Infelizmente para todos nós, parece que não vamos aproveitar a oportunidade, como indicia a operação TAP. De facto, ilustrando com a TAP por comparação à KLM, companhia de aviação dos Países Baixos sujeita, na mesma altura, a um plano de apoio, temos:  Os fundos concedidos à TAP foram de €1,2bn e €3,4bn à KLM. No entanto, o financiamento à KLM é de apenas €1,0bn, sendo os restantes €2,4bn em garantias (que só cobrem 90% dos financiamentos concedidos). Verifica-se, assim, que o financiamento direto à TAP é, em termos absolutos, superior ao da KLM.

Mais, analisando as operações expressas nos relatórios do último exercício económico disponível, 2018, verificamos que o Volume de Negócio da KLM foi de €10,96bn e o da TAP €3,25bn, sendo os Recursos Humanos respetivamente de 32 e 11 mil e a frota de 214 e 108 aviões. Comparando os dados, o apoio estatal é, desta forma, na TAP de 37% do seu volume de negócios e apenas de 9% na KLM, o que se traduz em 111 mil euros por funcionário na TAP, contra 31 mil euros na KLM. O mesmo desnível se mantém na análise por avião, dado os 11,1 milhões na TAP, versus 4,7 milhões na KLM.
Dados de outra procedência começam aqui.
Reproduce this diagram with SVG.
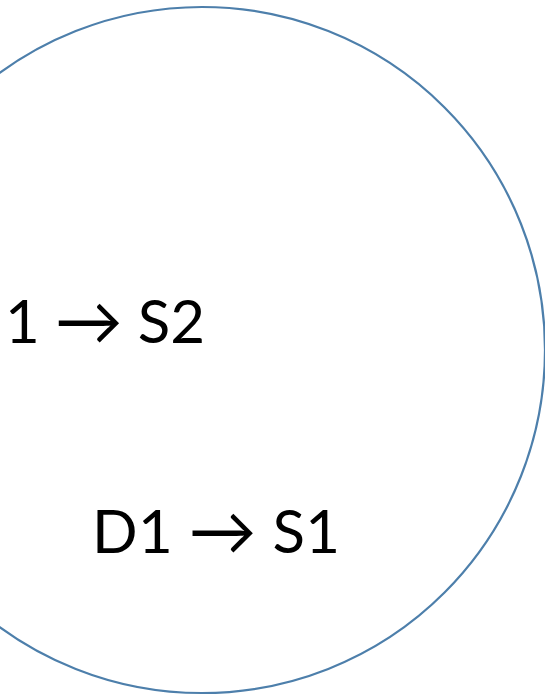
<svg xmlns="http://www.w3.org/2000/svg" width="545" height="697" viewBox="0 0 545 697">
<style>
.lbl{font-family:Lato,"Open Sans","Liberation Sans",sans-serif;font-size:60px;fill:#000}
.arr{font-size:68px}
.ring{fill:none;stroke:#4d7fab;stroke-width:2.2}
</style>
<rect width="545" height="697" fill="#fff"/>
<g id="circle"><circle class="ring" cx="202" cy="350" r="343"/></g>
<g id="label-s2"><text class="lbl" x="5" y="343" textLength="200" lengthAdjust="spacing">1 <tspan class="arr" dy="2">→</tspan><tspan dy="-2"> S2</tspan></text></g>
<g id="label-s1"><text class="lbl" x="92" y="553" textLength="248" lengthAdjust="spacing">D1 <tspan class="arr" dy="2">→</tspan><tspan dy="-2"> S1</tspan></text></g>
</svg>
Acrescem dois fatos relevantes em sociedades desenvolvidas. Primeiro, o governo dos Países Baixos tomou, desde a primeira hora, a iniciativa de manter o Parlamento e os cidadãos informados do conjunto de medidas que estava a preparar (carta subscrita pelo Ministro das Finanças e Ministério das Infraestruturas e Gestão da Água) – a carta dirigida ao Parlamento foi divulgada no site governamental com os contornos globais da operação. Segundo, o governo dos Países Baixos impôs condições à KLM para o apoio financeiro, a saber: (i) corte salarial – os funcionários que ganham mais de três vezes o salário médio, terão um corte salarial de pelo menos vinte por cento, de forma a permitir que aos funcionários de rendimentos mais baixos seja aplicada uma percentagem inferior; (ii) durante o período do apoio financeiro, nenhum dividendo poderá ser distribuído aos acionistas, nem poderão ser pagos bónus a gestores, sendo, ainda, reduzido o número de voos noturnos de 32.000 para 25.000; (iii) a KLM compromete-se a reduzir as emissões de CO2 da aviação nos Países Baixos em 50% por passageiro-quilómetro até 2030 (iv) o governo considera necessário que a empresa-mãe Air France-KLM e as duas subsidiárias KLM e Air France tomem medidas para reduzir custos com a reestruturação.

Por tudo isto, não basta vencer pontualmente.  “Quer o General que combata pelo Triunfo Construtivo, não apenas pela vitória em que apenas se derrotam os outros”. “A Europa tem sede de que se crie, tem sede de Futuro”[2]. Em Portugal também deveremos ter, afinal somos Europa!

[1] Financial Times, EU Leaders strike deal on €750 bn recovery fund after marathon summit: https://www.ft.com/content/713be467-ed19-4663-95ff-66f775af55cc,

[2] Portugal Futurista, Ultimatum, Álvaro de Campos (a ordem subvertida para dar consistência ao texto).